A nonprofit’s infrastructure—information technology systems, financial systems, skills training, and revenue-generating processes, among other critical overhead—isn’t all that different from a typical business’s. In both cases, those that continually invest in theirs are the ones that generally thrive.
Yet, most nonprofits don’t spend nearly enough on their infrastructure—even as it’s become clear that the results of doing so can be disastrous. Over the course of one five-year study, researchers at the Urban Institute’s National Center for Charitable Statistics and the Center on Philanthropy at Indiana University examined 220,000 IRS Form 990s and conducted 1,500 in-depth surveys of organizations with annual revenues of more than $100,000. Again and again, they discovered dysfunctional computers and staff that lacked the training for their positions.
Without working computers, program outcomes weren’t being tracked. And without adequately trained staff, the quality of the services suffered.
Why, then, do nonprofits continue to skimp on their infrastructure? There’s no single answer, but, rather, a series of them, what’s come to be referred to as the “nonprofit starvation cycle” by those who’ve studied the matter to great depths.

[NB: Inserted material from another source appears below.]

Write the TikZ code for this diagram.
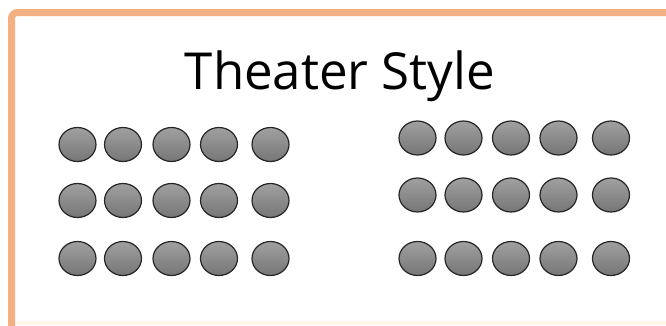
\documentclass[tikz,border=0pt]{standalone}
\usepackage{fontspec}
\usepackage{tikz}
\usetikzlibrary{shapes.geometric}
\newfontfamily\titlefont{Open Sans}
\definecolor{frame}{HTML}{F2B083}
\definecolor{cream}{HTML}{FFF6EA}
\definecolor{seattop}{HTML}{A0A0A0}
\definecolor{seatbot}{HTML}{767676}

\begin{document}
\begin{tikzpicture}[x=1pt,y=-1pt,
  seat/.style={ellipse, draw=black!85, line width=1.2pt, minimum width=37pt, minimum height=34pt, inner sep=0pt, top color=seattop, bottom color=seatbot},
  title/.style={anchor=base, font=\titlefont\fontsize{51}{60}\selectfont, text=black}]
\useasboundingbox (0,0) rectangle (666,325);
\clip (0,0) rectangle (666,325);
% ----- frame
\fill[white] (0,0) rectangle (666,325);
\fill[cream] (15,321) rectangle (666,325);
\draw[frame, line width=7pt, rounded corners=6pt] (680,12.5) -- (11.5,12.5) -- (11.5,340);
% ----- title
\node[title] (title) at (340,89) {Theater Style};
% ----- left block of seats
\foreach \r/\y in {1/144.5, 2/200.5, 3/258.5}
  \foreach \c/\x in {1/77.5, 2/123, 3/171.5, 4/219, 5/270.5}
    \node[seat] (L\r\c) at (\x,\y) {};
% ----- right block of seats
\foreach \r/\y in {1/138, 2/195, 3/258.5}
  \foreach \c/\x in {1/417.5, 2/463.5, 3/511, 4/558.5, 5/611}
    \node[seat] (R\r\c) at (\x,\y) {};
\end{tikzpicture}
\end{document}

Here’s how the vicious cycle unfolds. Stage one: donors develop unrealistic expectations of what it costs to run a nonprofit. Stage two: nonprofits feel pressured to conform to those expectations. Stage three: Nonprofits respond to the pressure in one of two ways, either they spend too little on their infrastructure or they under-report their expenditures on tax forms and in their fundraising materials. That under-spending and under-reporting then perpetuates donors’ unrealistic expectations.
Gradually, donors will come to expect nonprofits to do more and more with less and less—a cycle that inevitably starves nonprofits.
Just how prolific is this behavior? In a recent survey by The BDO Institute for Nonprofit Excellence, 46% percent of organizations reported maintaining six months or less of operating reserves, with only 35% possessing over a year’s worth.
The survey, “Nonprofit Standards,” benchmarks 100 organizations by size: midrange (annual revenue of less than $25 million), upper-midrange ($25 million to $75 million), and large ($76 million and greater). The portion of organizations with reserves to last more than a year was greatest among the midrange organizations (50%).
No midrange organization reported having no reserves at all, but 7% of upper-midrange and 8% of large organizations did.
“The overall thread of the survey is that the nonprofit sector overall is struggling to achieve financial sustainability,” Adam Cole, partner and national co-leader of BDO USA’s Nonprofit & Education Practice, told The Nonprofit Times. “Most nonprofits are undercapitalized when compared to a commercial enterprise. This fact, combined with the current economics facing many nonprofits resulting in the reality of operating programs with razor-thin margins to meet programmatic mandates, creates liquidity issues.”